Saturday 14 December 2013
I’ve written this post before – I think it was at about the same time, December, in 2011. However, in the last few weeks it has become apparent to me that I need to rewrite the 2011 post. Back then it was titled something like ‘How Could You Be So Dumb?’ and it was a post on Social Media for educators. Well, here I am, at it again, attempting to impress the need for common sense in Social Media to people in the field of education.
Let’s get this straight out, right now.
You cannot be a teacher or education assistant or anyone who works with kids and accept their friend requests across your various Social Media platforms. It is considered an act of grooming if you do.
For those of you who are unsure what the term ‘grooming’ refers to in this context, it refers to actions that are made deliberately with the intention of establishing and cultivating relationships and connections with children in order to lower their inhibitions with the express intent of preparing them for sexual assault or exploitation.
Now, this is probably not your intent when you accepted that friend request from a student at your school, however, in the eyes of the department and the law that is what you are doing. It does not matter if the students you’ve accepted friend requests from are a) not in your class any longer, b) have never been taught by you, c) are from your time as a prac teacher or relief teacher or assistant, d) are known to your own children. The law does not differentiate between any of these, if you are in education or childcare.

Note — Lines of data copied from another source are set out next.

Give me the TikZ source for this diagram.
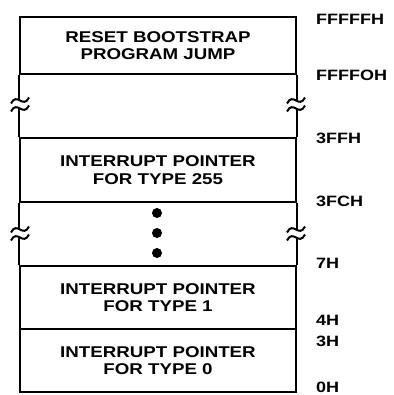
\documentclass[tikz,border=0pt]{standalone}
\usepackage{fontspec}
\newfontfamily\mapfont{Liberation Sans}[FakeStretch=1.2]
\begin{document}
\begin{tikzpicture}[
	x=1pt, y=-1pt,
	memrow/.style={draw=ink, line width=2pt, minimum width=276pt, inner sep=0pt,
		align=center, font=\mapfont\bfseries\fontsize{15.6}{17.3}\selectfont},
	addr/.style={anchor=west, inner sep=0pt, text=ink,
		font=\mapfont\bfseries\fontsize{15}{17}\selectfont},
	edge/.style={draw=ink, line width=2.2pt},
	cut/.pic={
		\fill[white] (-4,0) rectangle (4,8);
		\draw[ink, line width=2pt] (-9,3) .. controls (-3,-9) and (3,9) .. (9,-3);
		\draw[ink, line width=2pt] (-9,11) .. controls (-3,-1) and (3,17) .. (9,5);
	}
	]
	\definecolor{ink}{RGB}{0, 0, 0}
	\useasboundingbox (0,0) rectangle (393,395);

	% boxes
	\node [memrow, minimum height=57pt] (reset) at (158,45.5) {RESET BOOTSTRAP\\PROGRAM JUMP};
	\node [memrow, minimum height=64pt] (ptr255) at (158,170) {INTERRUPT POINTER\\FOR TYPE 255};
	\node [memrow, minimum height=63pt] (ptr1) at (158,297.5) {INTERRUPT POINTER\\FOR TYPE 1};
	\node [memrow, minimum height=63pt] (ptr0) at (158,360.5) {INTERRUPT POINTER\\FOR TYPE 0};

	% side walls with breaks
	\draw [edge] (reset.south west) -- (ptr255.north west);
	\draw [edge] (reset.south east) -- (ptr255.north east);
	\draw [edge] (ptr255.south west) -- (ptr1.north west);
	\draw [edge] (ptr255.south east) -- (ptr1.north east);
	\pic at (20,100.5) {cut};
	\pic at (296,100.5) {cut};
	\pic at (20,229.5) {cut};
	\pic at (296,229.5) {cut};

	% dots
	\foreach \y in {213,233,253}
		\fill [ink] (157,\y) circle (5pt);

	% addresses
	\node [addr] (aFFFFF) at (316,19) {FFFFFH};
	\node [addr] (aFFFF0) at (316,75) {FFFFOH};
	\node [addr] (a3FF) at (316,138) {3FFH};
	\node [addr] (a3FC) at (316,201.5) {3FCH};
	\node [addr] (a7) at (316,263.5) {7H};
	\node [addr] (a4) at (316,320.5) {4H};
	\node [addr] (a3) at (316,341) {3H};
	\node [addr] (a0) at (316,387.5) {0H};
\end{tikzpicture}
\end{document}
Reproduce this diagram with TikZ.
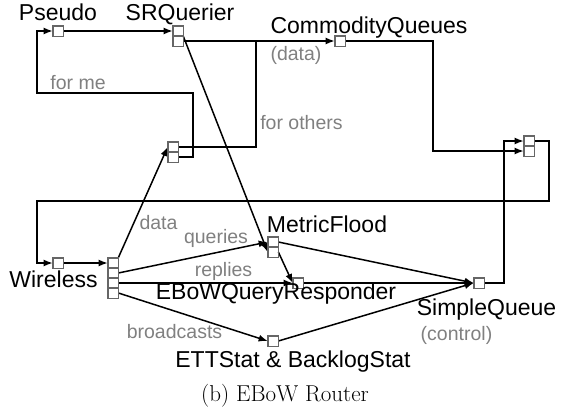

If these students, or children as I like to refer to them, and you friend them on Facebook, follow them on Twitter, circle them on Google+, follow their Instagram or Tumblr or blog, or allow them to follow, friend or circle you, you are engaging in grooming whether that is your intention or not.
Can I be any clearer about this?
Consequently, it also impacts those who you are already friends with, especially if they are also in the field of education. Let me explain this a little further . . .
- You accept the friend request of Jim, a 12 year old at the school you currently work at.
- You also have friends – Sally, Don, Carla, and Frank – who are teachers at your school and at another nearby school.
- You post a neat Facebook status update about what you’re doing on the weekend, and it involves going out to Sally’s birthday party.
- Sally, Don, Carla, and Frank all ‘like’ your update.
- Jim, your 12-year-old friend, can now see that some of the teachers at his school are friends with you, just by the simple act of them ‘liking’ your post.
- Jim can now creep their profiles.
- Unfortunately, Frank and Carla have not adjusted the privacy settings on their Facebook accounts, and Jim can see just about everything they post . . . including the photo that Frank posted of Carla in a bikini when they were on holiday in Phuket.
- Sally and Don have adjusted their Facebook account privacy settings, but Jim can still see anything that they’ve chosen to leave as ‘public’.
- Jim sends friend requests to Sally, Don, Carla, and Frank.
- All of them are smarter than you, and decline his request.
- However, new Facebook settings now ensure that when someone sends you a friendship request, despite you declining their friendship, they are now subscribed as ‘followers’ of your account and will see anything that you chose to leave for ‘public’ viewing.
So, through one ill-considered, bloody stupid action of friending some kid at the school where you work, you have placed four of your Facebook friends in a shitty position. It’s important to note though, that it’s not just tied to children who attend the school where you work. It encompasses any child at any school.
Of course, there are exceptions. For example, if you could state, beyond reasonable doubt, that the child you’ve accepted the friendship of is a relative, you might have a case.
By extension, teachers, education assistants, childcare workers, administrators, etc. should not befriend the parents of students online either. That also crosses a professional boundary. Consider what would happen if a parent you had established an online association with, and whose child you taught, saw that drunken photo of you and Sally at her birthday party? Or they read that heated update you posted about another parent? Or the update you posted on your boyfriend’s wall about what was going to happen on Friday night when he got back from work? There goes your professionalism. And need I mention the Code of Conduct document that we were all required to sign could be put into use regarding you bringing the profession into disrepute. And before you try to tear that thought down, don’t bother because it will be used. Maybe not today, and maybe not next week, but someone will call you on that online behaviour. Your leg to stand on? You don’t have one. You signed the Code of Conduct document. Remember that.
Rounding things up . . . again . . .
Anyone who works in education should not:
1) accept the friend requests of children
2) accept the friend requests of parents of students from your school (or any other school)
3) post anything online that you wouldn’t be happy to show your boss.
Teachers, education assistants, childcare workers, school administrators – be smart about being online. Protect yourselves, your friends, and the masses of children online who are all so eager to grow up and join the adult world.